Current Retail: $159.95-$169.99
Historic Range: $99.99-$169.99
Reviewers Paid: $100.00
Comfortable, warm sleeping, albeit heavy pad for two.
- Warm—temps down to 20 are no problem, even with a quilt or backless bag
- Durable fabric
- Comes with inflation sack
- Not as loud as many other pads
- Does not pack down well
- Takes a lot to inflate with inflation sack
- Deep welts let cold air in
- Not dual chambered, so both sleepers get the same density
- Single point of failure will allow both campers to share a miserable nights sleep on the ground
We currently own three double sleeping pads. Two Klymits—this insulated one, an uninsulated, and an Exped SynMat HL Duo. If you as a couple can handle canoeing/tandem kayaking/tandem bicycling, then a double pad is for you. The double pads are warmer (no space between for cold air to come up), don't move around as much as singles and make sharing a double quilt much more enjoyable. I've tried couplers like that with the EE accomplice and the best, the Nemo Tango Duo slip cover. But those are still not as good as 1 double pad. The only downsides are having a single source of failure (both sleepers are on the ground) and bulkiness of the double.
We bought the insulated Klymit after enjoying the uninsulated one, but freezing in 40 degree temps. The Klymits work for us, but bear in mind, I'm, 5'10", 150 lbs and my wife is 5'2" 110 lbs. We don't bottom out on either Klymit. We can both sleep on our sides and our hips will not touch the ground. But when we toss and turn, if you have a lot of weight concentrated on one area, you may bottom out. I tested this out with some 8-lb weights—you can see the results. So, if you sit on the pad, you may bottom out; all spread out, you should be fine—up to a certain weight.

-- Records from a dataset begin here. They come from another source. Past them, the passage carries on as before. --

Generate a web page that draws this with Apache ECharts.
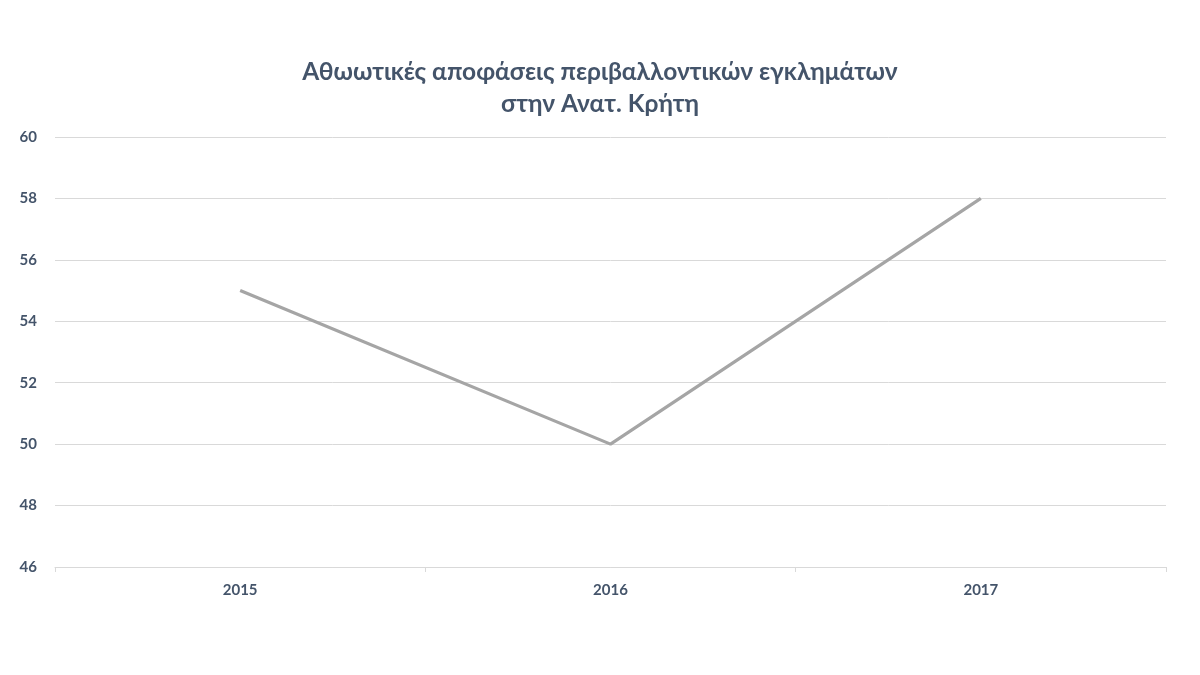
<!DOCTYPE html>
<html>
<head>
<meta charset="utf-8">
<script src="https://cdn.jsdelivr.net/npm/echarts@6/dist/echarts.min.js"></script>
<style>html,body{margin:0;padding:0;background:#fff}#c{width:1200px;height:675px}</style>
</head>
<body>
<div id="c"></div>
<script>
const titleText = "Αθωωτικές αποφάσεις περιβαλλοντικών εγκλημάτων\nστην Ανατ. Κρήτη";
const categories = ["2015", "2016", "2017"];
const values = [55, 50, 58];
const yMin = 46, yMax = 60, yStep = 2;

const font = "Lato, 'Open Sans', sans-serif";
const chart = echarts.init(document.getElementById('c'));
chart.setOption({
  animation: false,
  title: {
    text: titleText,
    left: 'center',
    top: 51,
    textStyle: { fontFamily: font, fontSize: 24.5, fontWeight: 'bold', color: '#44546A', lineHeight: 32 }
  },
  grid: { left: 55, right: 34, top: 137, bottom: 108, containLabel: false },
  xAxis: {
    type: 'category',
    data: categories,
    boundaryGap: true,
    axisLine: { lineStyle: { color: '#D9D9D9', width: 1 } },
    axisTick: { show: true, length: 5, lineStyle: { color: '#D9D9D9' } },
    axisLabel: { fontFamily: font, fontSize: 15, fontWeight: 'bold', color: '#44546A', margin: 16 }
  },
  yAxis: {
    type: 'value',
    min: yMin, max: yMax, interval: yStep,
    axisLine: { show: false },
    axisTick: { show: false },
    splitLine: { lineStyle: { color: '#D9D9D9', width: 1 } },
    axisLabel: { fontFamily: font, fontSize: 15, fontWeight: 'bold', color: '#44546A', margin: 18 }
  },
  series: [{
    type: 'line',
    data: values,
    symbol: 'none',
    lineStyle: { color: '#A5A5A5', width: 3.2 }
  }]
});
</script>
</body>
</html>
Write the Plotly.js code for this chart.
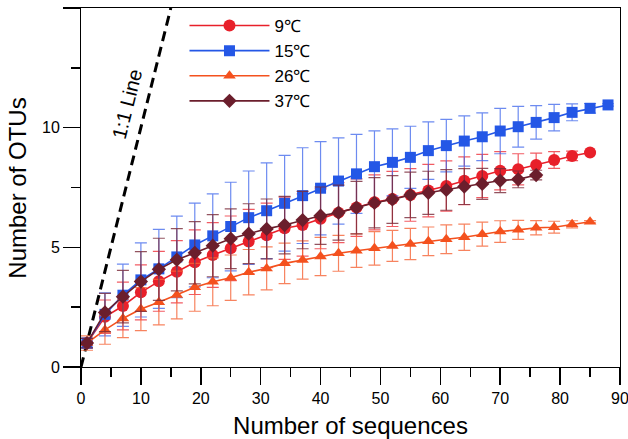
<!DOCTYPE html>
<html>
<head>
<meta charset="utf-8">
<script src="https://cdn.plot.ly/plotly-3.0.1.min.js"></script>
<style>
html,body{margin:0;padding:0;background:#fff;overflow:hidden;}
#wrap{position:relative;width:628px;height:439px;}
#chart{position:absolute;left:0;top:0;width:628px;height:439px;}
.lbl{position:absolute;font-family:'Liberation Sans',Arial,sans-serif;color:#000;white-space:nowrap;pointer-events:none;line-height:1;}
#frame{position:absolute;box-sizing:border-box;border:1.2px solid #000;pointer-events:none;}
</style>
</head>
<body>
<div id="wrap">
<div id="chart"></div>
<div id="frame"></div>
<div id="xt" class="lbl"></div>
<div id="yt" class="lbl"></div>
<div id="ll" class="lbl"></div>
</div>
<script>
// Rarefaction curves: number of sequences vs number of OTUs (mean ± error)
const seriesNames = ["9\u2103", "15\u2103", "26\u2103", "37\u2103"];

const x9  = [1,4,7,10,13,16,19,22,25,28,31,34,37,40,43,46,49,52,55,58,61,64,67,70,73,76,79,82,85];
const y9  = [1.0,2.1,2.55,3.12,3.58,3.98,4.38,4.68,4.96,5.24,5.5,5.8,5.93,6.19,6.45,6.66,6.88,7.02,7.19,7.37,7.56,7.78,7.98,8.2,8.26,8.44,8.65,8.82,8.96];
const e9  = [0.2,0.7,1.0,1.15,1.25,1.3,1.35,1.35,1.35,1.35,1.35,1.3,1.3,1.25,1.25,1.2,1.15,1.15,1.1,1.1,1.05,1.0,0.9,0.8,0.65,0.5,0.35,0.2,0.05];

const x15 = [1,4,7,10,13,16,19,22,25,28,31,34,37,40,43,46,49,52,55,58,61,64,67,70,73,76,79,82,85,88];
const y15 = [1.0,2.2,3.0,3.64,4.1,4.6,5.1,5.48,5.87,6.24,6.53,6.84,7.16,7.47,7.77,8.07,8.37,8.55,8.76,9.04,9.25,9.44,9.62,9.86,10.04,10.22,10.42,10.64,10.81,10.95];
const e15 = [0.2,0.9,1.3,1.55,1.65,1.7,1.75,1.75,1.85,1.95,2.0,2.0,2.0,1.95,1.8,1.65,1.5,1.4,1.3,1.2,1.1,1.05,1.0,0.95,0.85,0.7,0.55,0.35,0.2,0.05];

const x26 = [1,4,7,10,13,16,19,22,25,28,31,34,37,40,43,46,49,52,55,58,61,64,67,70,73,76,79,82,85];
const y26 = [1.0,1.55,2.03,2.42,2.71,3.01,3.33,3.56,3.73,3.96,4.12,4.33,4.47,4.62,4.75,4.86,4.96,5.06,5.14,5.25,5.34,5.42,5.55,5.66,5.73,5.82,5.84,5.96,6.07];
const e26 = [0.3,0.6,0.8,0.9,0.95,1.0,1.0,1.0,0.95,0.95,0.9,0.85,0.8,0.8,0.75,0.7,0.7,0.65,0.65,0.6,0.6,0.55,0.5,0.45,0.4,0.3,0.25,0.15,0.05];

const x37 = [1,4,7,10,13,16,19,22,25,28,31,34,37,40,43,46,49,52,55,58,61,64,67,70,73,76];
const y37 = [1.0,2.28,2.94,3.57,4.08,4.48,4.77,5.07,5.36,5.57,5.77,5.93,6.14,6.32,6.45,6.66,6.86,7.0,7.19,7.28,7.4,7.54,7.65,7.79,7.84,8.02];
const e37 = [0.2,0.8,1.1,1.25,1.3,1.3,1.3,1.3,1.25,1.25,1.25,1.2,1.2,1.2,1.15,1.1,1.05,1.0,0.95,0.9,0.85,0.75,0.65,0.5,0.35,0.2];

// 1:1 reference line
const lineX = [0, 15];
const lineY = [0, 15];
const lineLabel = "1:1 Line";
const lineLabelPos = [7.6, 11.0];

const xTitle = "Number of sequences";
const yTitle = "Number of OTUs";

const xRange = [0, 90];
const yRange = [0, 15];
const margin = {l: 81, r: 8, t: 8, b: 72};
const W = 628, H = 439;

function series(name, xs, ys, es, color, errColor, symbol, size) {
  return {
    type: "scatter", mode: "lines+markers", name: name, x: xs, y: ys,
    line: {color: color, width: 1.6},
    marker: {color: color, symbol: symbol, size: size},
    error_y: {type: "data", array: es, visible: true, color: errColor, thickness: 1.2, width: 6}
  };
}

const traces = [
  {type: "scatter", mode: "lines", x: lineX, y: lineY, showlegend: false,
   line: {color: "#000", width: 3, dash: "10px,6px"}},
  series(seriesNames[0], x9,  y9,  e9,  "#e8202a", "rgba(238,50,60,0.8)", "circle", 12),
  series(seriesNames[1], x15, y15, e15, "#2457e6", "rgba(60,100,235,0.75)", "square", 11),
  series(seriesNames[2], x26, y26, e26, "#f4511e", "rgba(245,100,55,0.8)", "triangle-up", 11),
  series(seriesNames[3], x37, y37, e37, "#6b1e2c", "rgba(120,40,55,0.8)", "diamond", 11)
];

const font = "'Liberation Sans', Arial, sans-serif";

const layout = {
  width: W, height: H,
  margin: margin,
  font: {family: font, color: "#000", size: 16},
  legend: {x: 0.192, y: 1.0, xanchor: "left", yanchor: "top", bgcolor: "rgba(0,0,0,0)",
           font: {size: 17}, itemwidth: 80},
  xaxis: {range: xRange, dtick: 10, showgrid: false, zeroline: false, showline: true, linecolor: "#000",
    ticks: "outside", ticklen: 17, tickwidth: 1.5, tickcolor: "#000", ticklabeloverflow: "allow",
    minor: {dtick: 5, ticks: "outside", ticklen: 9, tickwidth: 1.5, tickcolor: "#000"}},
  yaxis: {range: yRange, dtick: 5, showgrid: false, zeroline: false, showline: true, linecolor: "#000",
    ticks: "outside", ticklen: 17, tickwidth: 1.5, tickcolor: "#000",
    minor: {dtick: 2.5, ticks: "outside", ticklen: 9, tickwidth: 1.5, tickcolor: "#000"}}
};

// plot-area geometry for the frame and the text labels
const plotW = W - margin.l - margin.r, plotH = H - margin.t - margin.b;
function px(x) { return margin.l + (x - xRange[0]) / (xRange[1] - xRange[0]) * plotW; }
function py(y) { return margin.t + (1 - (y - yRange[0]) / (yRange[1] - yRange[0])) * plotH; }

const frame = document.getElementById("frame");
frame.style.left = (margin.l - 0.6) + "px"; frame.style.top = (margin.t - 0.6) + "px";
frame.style.width = (plotW + 1.2) + "px"; frame.style.height = (plotH + 1.2) + "px";

const xt = document.getElementById("xt");
xt.textContent = xTitle; xt.style.fontSize = "24px";
xt.style.left = (margin.l + plotW / 2) + "px"; xt.style.top = "426px";
xt.style.transform = "translate(-50%,-50%)";

const yt = document.getElementById("yt");
yt.textContent = yTitle; yt.style.fontSize = "24px";
yt.style.left = "18px"; yt.style.top = (margin.t + plotH / 2) + "px";
yt.style.transform = "translate(-50%,-50%) rotate(-90deg)";

const ll = document.getElementById("ll");
ll.textContent = lineLabel; ll.style.fontSize = "20px";
ll.style.left = px(lineLabelPos[0]) + "px"; ll.style.top = py(lineLabelPos[1]) + "px";
ll.style.transform = "translate(-50%,-50%) rotate(-76deg)";

Plotly.newPlot("chart", traces, layout, {staticPlot: true});
</script>
</body>
</html>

Here is where the pad is not fun—inflation. 8-10 pumps is what is advertised. We have never been able to get it inflated in 8-10 pumps. 16-17 is more realistic. When in the cramped quarters of a small tent, this becomes a challenge. The Exped Schnozzel with our Exped is 8-10. But it's a much bigger inflation bag and a smaller pad. The inflation and deflation valves are difficult to open and close—unless you wet down, or use some lip balm. A little chapstick seem goes a long way in opening and closing the valves.
The pad's Achilles heel is its weight and packed size. The tradeoff is a much more durable pad.
We love our Exped Synmat, but realize its narrow (tapered) and much thinner material, so its durability is much less than the Klymit. So when miles don't matter—sleeping in the back of the car, car camping, short backpacking trips—the Klymits are our go-to pads. We both have back issues, and both of us have 0 issues sleeping on these pads.
When flipping over and moving around, you will make some noise. But it's not enough to wake us from a deep sleep. And it's nowhere near the potato chip bag sound of others. The Exped has two chambers—one per side. Both Klymits do NOT. This means both sleepers will have the same firmness. And the lighter of the two (assuming there is a weight difference), will have a firmer sleep due to the air distribution.
We've used this pad for at least 20 nights and never had a problem with deflating overnight. However, we have had to top it off after a night or two. Usually not a big deal, unless you open the deflate instead of the inflate valve :(
I started sleeping on closed cell foam in the '80s. Graduated to self inflating that we used for 10 years. Now, with both wife and I getting older, we have moved to inflatables. We've owned Big Agnes, Klymit, and Exped pads.